The roots that are in my mind are filled with clogged up ideas. I don’t really understand how these ideas came to be. Perhaps they were rules that were forced upon me or someone else’s standards. They surely are not my thoughts or my wishes. I would rather have a blank mind and use my heart to make decisions. If I used my heart more frequently, I’m sure that situations would turn out for the best of everyone. I know that this isn’t just me. A lot of people are like this. There is hope.
Using our mind to come to conclusions, win an argument, or in any act in which we are trying to feel better about ourselves doesn’t help any situation. The more we use our minds to show our love the more screwed up this world becomes. Love is not a mindful attitude. It is a heart filled expression. If we truly love from the heart there wouldn’t be chaos, arguments, sadness, the list goes on and on. Instead, we could see each other with patience, love,and, kindness. We would see each other through the eyes of the Lord.
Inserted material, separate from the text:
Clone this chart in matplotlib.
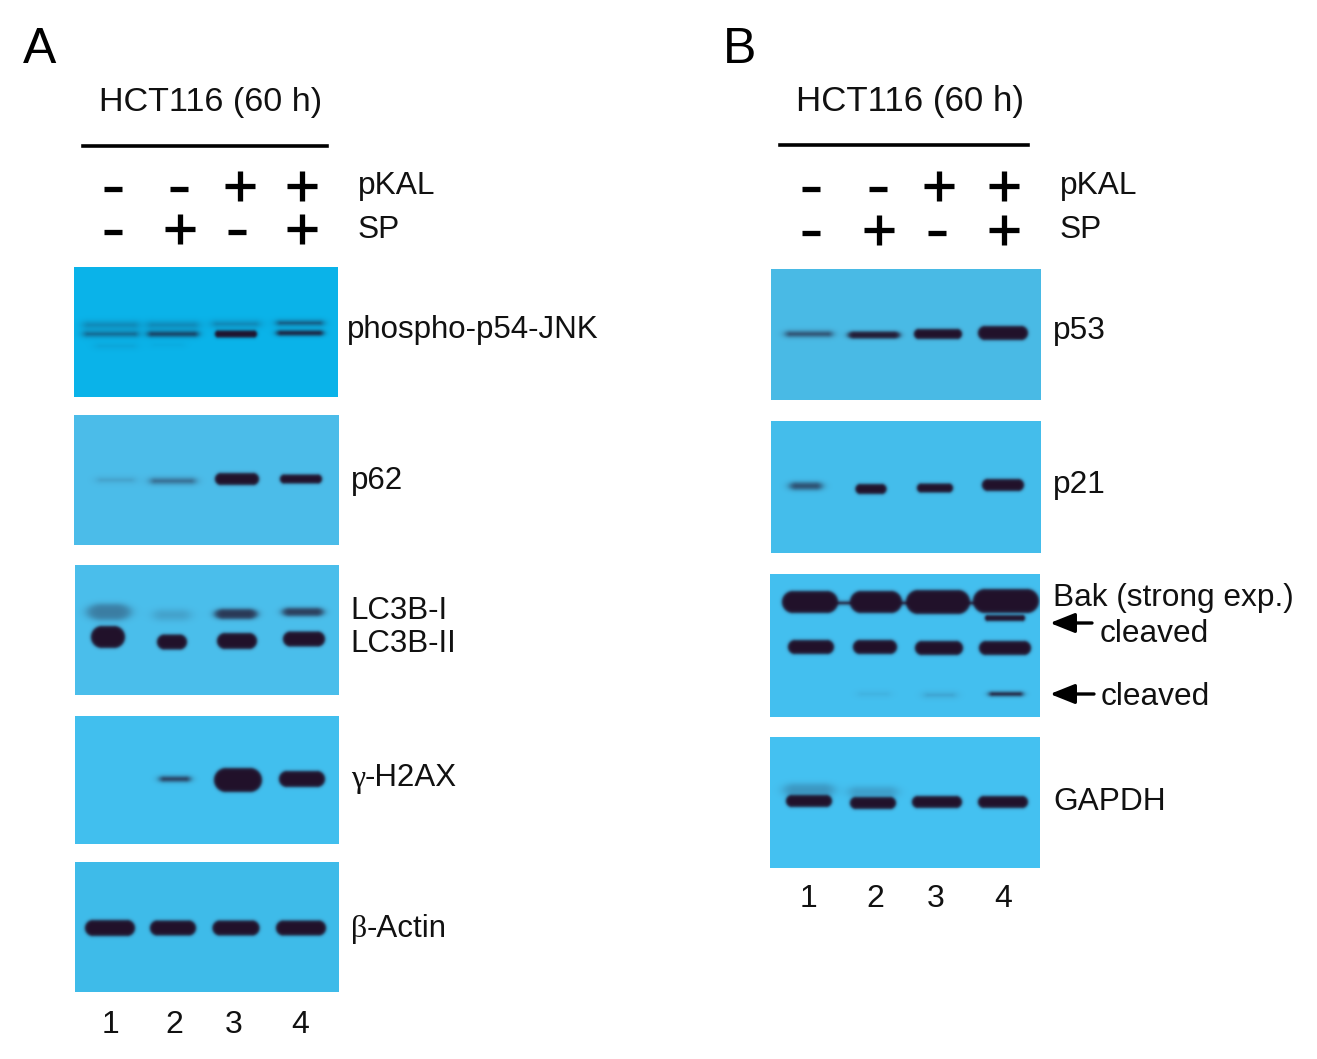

It’s so hard for me to remember that the Lord lives within me. It’s hard to remember that the Lord lives within everyone. Even the atheist who doesn’t believe. Everyone is born with the Lord in their heart. I decided to start a visual experiment. I am visualizing a picture of Jesus on the chest of everyone I encounter. It’s really cool, actually. It makes me realize how awesome every single individual is and how similar and different we are. Also, it helps me to see things as they really are, in the present moment. It helps me see people not in the past, not in the future, but as they are “right now”.
This experiment taught me three lessons. First, I believe it taught me the key to forgiveness. I’ve realized that my eyes see things as they are but it is my mind that puts meaning to objects and experiences. The only way my mind can assign a meaning to an object is from a past experience. So technically, our minds live in the past. If I look at a person without seeing my past experiences attached, there is not an experience, and I’m seeing them as who they are “right now”. This means that I have tricked my mind into forgiveness. This really means, I am seeing them with love from my heart. I was able to stop looking at people with judgement. I could stop allowing my mind to assign past experiences and start looking at people in the present and loving them now. That is truly forgiving and forgetting.
Another lesson I learned is that our minds can control our worries. Again, it’s because our minds base everything off of experience from the past. It wonders and causes us to worry about the future, based on ideas from the past. Sometimes I worry about retirement. I have no grounds to worry about it. But, all the commercials I see on TV make me worry. I have taken all the necessary actions to ensure a good flow of money. All this does is cause me to get in my head and worry about something that isn’t worth worrying about. If I remember to stay in my Christ centered heart. I stop worrying.
Third, I remembered that I used to look at everything in the present. We all did. We were born this way; to see everything brand new for the first time. It brings new meaning to the verse Matthew 18:3: And he said: “Truly I tell you, unless you change and become like little children, you will never enter the kingdom of heaven. I’m not saying that we should be like children in the sense of not being responsible in our lives. I’m saying we should look at all of our experiences with our hearts and an open mind. Open mind meaning a blank mind without assigning past experiences to things.
Obviously, people should get out of the head and into the heart. Pull the dead roots out and start growing different fruits. This is not an easy task. However, once done we will be able to enjoy life to the fullest, and enjoy our present, and that is a PRESENT. That is your GOOD SPARK.